In August 2009, the Pentagon awarded five Theater-wide Internal Security Services (TWISS) contracts for site security in Iraq. These contracts, awarded to EOD Technology, Inc.; Torres Advanced Enterprise Solutions, LLC; Special Operations Consulting-Security Management Group; Triple Canopy, Inc.; and Protection Strategies Inc., have a combined value of $485 million.
U.S base commanders nominate contracting officer's representatives (CORs), who are responsible for verifying the U.S. government receives what it pays for. The Defense Contract Management Agency (DCMA) appoints and trains CORs and manages their activities. DCMA uses Quality Assurance Representatives (QARs) to monitor the CORs' and contractors' performance.
Yet although COR duties are critical to the U.S. government's oversight of the TWISS contracts, almost 40% of the CORs it surveyed said the training they received did not prepare them for their duties and 25% said they lack sufficient time to conduct effective oversight, according to an audit report "Control Weaknesses Remain in Oversight of Theater-wide Internal Security Services Contracts,"
released today by the Office of the Special Inspector General For Iraq Reconstruction (SIGIR).
Why is this important?
Without adequate training, CORs may not be conducting sufficient oversight of the TWISS contractors' services and invoice payments. This training is particularly important since 24 of 28 CORs we surveyed stated they had no previous COR experience.
Considering that as of June 9, 2011, more than half the total value of these TWISS contacts, about $258 million had been disbursed under the contracts this is, to put it mildly, not good news.
This is similar to what SIGIR found the last time it looked at the TWISS contracts in
2009. After that report, DCMA increased training requirements but recognized in an April 2011 internal review that not all training was being conducted and documented.
To get a sense of how nothing has changed note that in April 2009, SIGIR reported that 11 of 27 CORs surveyed stated their COR training did not fully prepare them to oversee the TWISS contractors. In the new audit 11 of 28 CORs SIGIR surveyed stated their training did not prepare them to perform COR duties on the TWISS contracts.
SIGIR also found that CORs are not completing, or DCMA is not maintaining, all monthly review checklists, which DCMA developed to help CORs review contractor compliance with task order requirements. Even when completed, SIGIR noted most reviews appeared to be of questionable value or provided little assurance that CORs' oversight was adequate, a fact DCMA officials acknowledge.
As irony goes, this is hard to beat. In plain English it means DCMA, the agency which is charged with providing proper oversight on military contracts, is itself guilty of not providing proper guidance to its own employees, thus impeding them from doing an effective job.
Furthermore, even if DCMA did provide proper guidance some of the CORs are not particularly good at their jobs.

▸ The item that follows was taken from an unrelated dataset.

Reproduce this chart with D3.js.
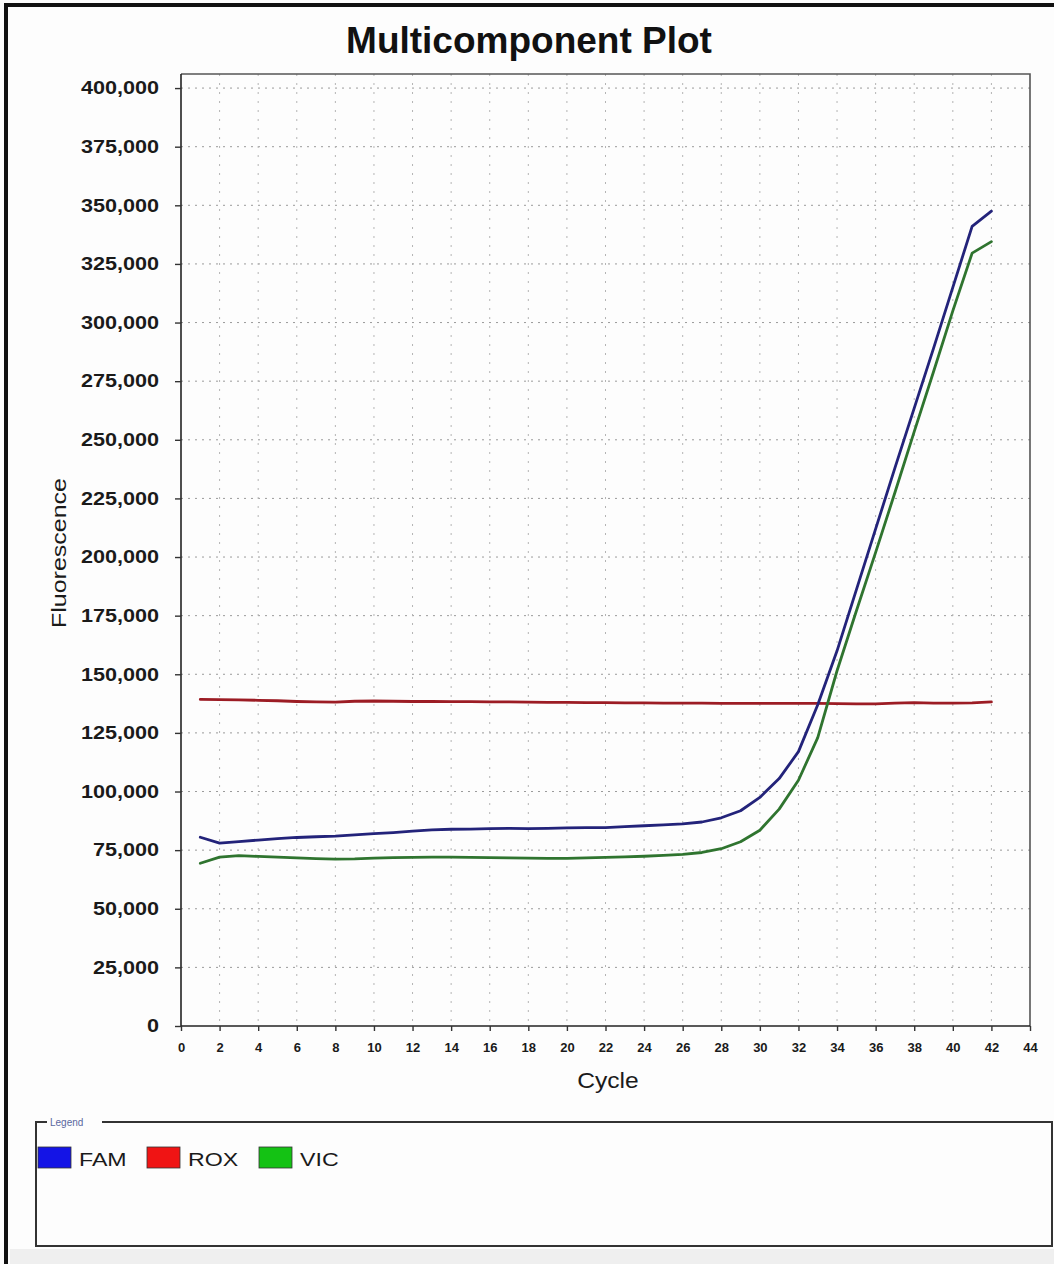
<!DOCTYPE html>
<html>
<head>
<meta charset="utf-8">
<script src="https://cdn.jsdelivr.net/npm/d3@7"></script>
<style>
  html, body { margin: 0; padding: 0; background: #ffffff; }
  svg { display: block; }
</style>
</head>
<body>
<svg id="chart" width="1054" height="1264"></svg>
<script>
// ---- data ----
const cycles = d3.range(1, 43);

const famValues = [
  80500, 78000, 78600, 79300, 79900, 80400, 80700, 81000, 81500, 82000,
  82500, 83100, 83600, 83900, 84000, 84200, 84300, 84200, 84300, 84500,
  84600, 84600, 85000, 85400, 85800, 86200, 87000, 88800, 91800, 97500,
  105500, 117000, 137000, 160000, 186000, 212000, 238000, 263500, 289000, 315000,
  341000, 347500
];

const roxValues = [
  139300, 139200, 139100, 138900, 138700, 138400, 138200, 138100, 138500, 138600,
  138500, 138400, 138400, 138300, 138300, 138200, 138200, 138100, 138000, 138000,
  137900, 137900, 137800, 137800, 137700, 137700, 137700, 137600, 137600, 137600,
  137600, 137600, 137600, 137500, 137400, 137400, 137700, 137900, 137700, 137700,
  137800, 138200
];

const vicValues = [
  69400, 72000, 72700, 72300, 72000, 71700, 71400, 71200, 71300, 71600,
  71800, 71900, 72000, 72000, 71900, 71800, 71700, 71600, 71500, 71500,
  71700, 71900, 72100, 72400, 72800, 73200, 74000, 75600, 78600, 83500,
  92500, 104800, 123000, 151500, 177000, 202000, 227500, 253500, 279000, 305000,
  329600, 334500
];

const seriesNames = ["FAM", "ROX", "VIC"];
const xTickValues = d3.range(0, 45, 2);
const yTickValues = d3.range(0, 400001, 25000);

const titleText = "Multicomponent Plot";
const xTitle = "Cycle";
const yTitle = "Fluorescence";
const legendTitle = "Legend";

// ---- layout ----
const W = 1054, H = 1264;
const plot = { left: 181, right: 1030, top: 74, bottom: 1026 };

const lineColor = { FAM: "#23237a", ROX: "#9c1c24", VIC: "#2f742f" };
const swatchColor = { FAM: "#1414e6", ROX: "#f01414", VIC: "#14c214" };

const svg = d3.select("#chart");

svg.append("rect").attr("width", W).attr("height", H).attr("fill", "#fdfdfd");

// page edges
svg.append("rect").attr("x", 10).attr("y", 1249).attr("width", W - 10).attr("height", H - 1249).attr("fill", "#efefef");
svg.append("rect").attr("x", 4).attr("y", 3).attr("width", W - 4).attr("height", 4).attr("fill", "#111");
svg.append("rect").attr("x", 4).attr("y", 3).attr("width", 4).attr("height", H - 3).attr("fill", "#111");

// ---- scales ----
const x = d3.scaleLinear().domain([0, 44]).range([plot.left, plot.right]);
const y = d3.scaleLinear().domain([0, 406000]).range([plot.bottom, plot.top]);

// ---- grid ----
const grid = svg.append("g");
grid.selectAll("line.h").data(yTickValues.filter(d => d > 0)).join("line")
  .attr("x1", plot.left).attr("x2", plot.right)
  .attr("y1", d => y(d)).attr("y2", d => y(d))
  .attr("stroke", "#9a9a9a").attr("stroke-width", 1).attr("stroke-dasharray", "2,5");
grid.selectAll("line.v").data(xTickValues.filter(d => d > 0 && d < 44)).join("line")
  .attr("x1", d => x(d)).attr("x2", d => x(d))
  .attr("y1", plot.top).attr("y2", plot.bottom)
  .attr("stroke", "#b4b4b4").attr("stroke-width", 1).attr("stroke-dasharray", "2,7");

// plot frame (top and right)
svg.append("path")
  .attr("d", `M${plot.left},${plot.top}H${plot.right}V${plot.bottom}`)
  .attr("fill", "none").attr("stroke", "#555").attr("stroke-width", 1.6);

// ---- axes ----
const yAxis = svg.append("g")
  .attr("transform", `translate(${plot.left},0)`)
  .call(d3.axisLeft(y).tickValues(yTickValues).tickFormat(d3.format(",")).tickSize(6).tickPadding(10));
yAxis.select(".domain").attr("stroke", "#222").attr("stroke-width", 1.6)
  .attr("d", `M0,${plot.bottom}V${plot.top}`);
yAxis.selectAll(".tick line").attr("stroke", "#333").attr("stroke-width", 1.4);
yAxis.selectAll(".tick text")
  .attr("font-family", "'Liberation Sans', Arial, sans-serif")
  .attr("font-size", 18).attr("font-weight", "bold").attr("fill", "#1a1a1a")
  .attr("x", null)
  .attr("transform", "translate(-22,0) scale(1.2,1)");

const xAxis = svg.append("g")
  .attr("transform", `translate(0,${plot.bottom})`)
  .call(d3.axisBottom(x).tickValues(xTickValues).tickSize(5).tickPadding(12));
xAxis.select(".domain").attr("stroke", "#222").attr("stroke-width", 1.6)
  .attr("d", `M${plot.left},0H${plot.right}`);
xAxis.selectAll(".tick line").attr("stroke", "#333").attr("stroke-width", 1.4);
xAxis.selectAll(".tick text")
  .attr("font-family", "'Liberation Sans', Arial, sans-serif")
  .attr("font-size", 13).attr("font-weight", "bold").attr("fill", "#1a1a1a");

// ---- titles ----
svg.append("text")
  .attr("x", 529).attr("y", 53).attr("text-anchor", "middle")
  .attr("font-family", "'Liberation Sans', Arial, sans-serif")
  .attr("font-size", 37).attr("font-weight", "bold").attr("fill", "#111")
  .text(titleText);

svg.append("text")
  .attr("transform", "translate(608,1088) scale(1.12,1)")
  .attr("text-anchor", "middle")
  .attr("font-family", "'Liberation Sans', Arial, sans-serif")
  .attr("font-size", 22).attr("fill", "#1a1a1a")
  .text(xTitle);

svg.append("text")
  .attr("transform", "translate(66,553) rotate(-90) scale(1.25,1)")
  .attr("text-anchor", "middle")
  .attr("font-family", "'Liberation Sans', Arial, sans-serif")
  .attr("font-size", 20).attr("fill", "#1a1a1a")
  .text(yTitle);

// ---- series ----
const seriesData = {
  FAM: cycles.map((c, i) => [c, famValues[i]]),
  ROX: cycles.map((c, i) => [c, roxValues[i]]),
  VIC: cycles.map((c, i) => [c, vicValues[i]])
};
const line = d3.line().x(d => x(d[0])).y(d => y(d[1])).curve(d3.curveLinear);

["ROX", "VIC", "FAM"].forEach(name => {
  svg.append("path")
    .datum(seriesData[name])
    .attr("d", line)
    .attr("fill", "none")
    .attr("stroke", lineColor[name])
    .attr("stroke-width", 2.8)
    .attr("stroke-linejoin", "round")
    .attr("stroke-linecap", "round");
});

// ---- legend ----
const lg = svg.append("g");
lg.append("path")
  .attr("d", "M47,1122H36V1246H1052V1122H102")
  .attr("fill", "none").attr("stroke", "#333").attr("stroke-width", 2);
lg.append("text")
  .attr("x", 50).attr("y", 1126)
  .attr("font-family", "'Liberation Sans', Arial, sans-serif")
  .attr("font-size", 10).attr("fill", "#5a68a0")
  .text(legendTitle);

const legendX = { FAM: 38, ROX: 147, VIC: 259 };
seriesNames.forEach(name => {
  lg.append("rect")
    .attr("x", legendX[name]).attr("y", 1147)
    .attr("width", 33).attr("height", 21)
    .attr("fill", swatchColor[name]).attr("stroke", "#333").attr("stroke-width", 0.8);
  lg.append("text")
    .attr("transform", `translate(${legendX[name] + 41},1166) scale(1.22,1)`)
    .attr("font-family", "'Liberation Sans', Arial, sans-serif")
    .attr("font-size", 19).attr("fill", "#1a1a1a")
    .text(name);
});
</script>
</body>
</html>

According to DCMA officials, some TWISS CORs provide excellent oversight and others provide weak oversight. To verify this statement, SIGIR examined the 81 COR Performance Work Statement reviews available from February through April 2011. SIGIR's examination noted that five appeared comprehensive in nature, 21 appeared adequate, and the remaining 55 appeared of questionable value.12 In the auditors' judgment, reviews of "questionable value" provided no reasonable assurance the COR's oversight was sufficient to guarantee the U.S. government received all services for which it paid.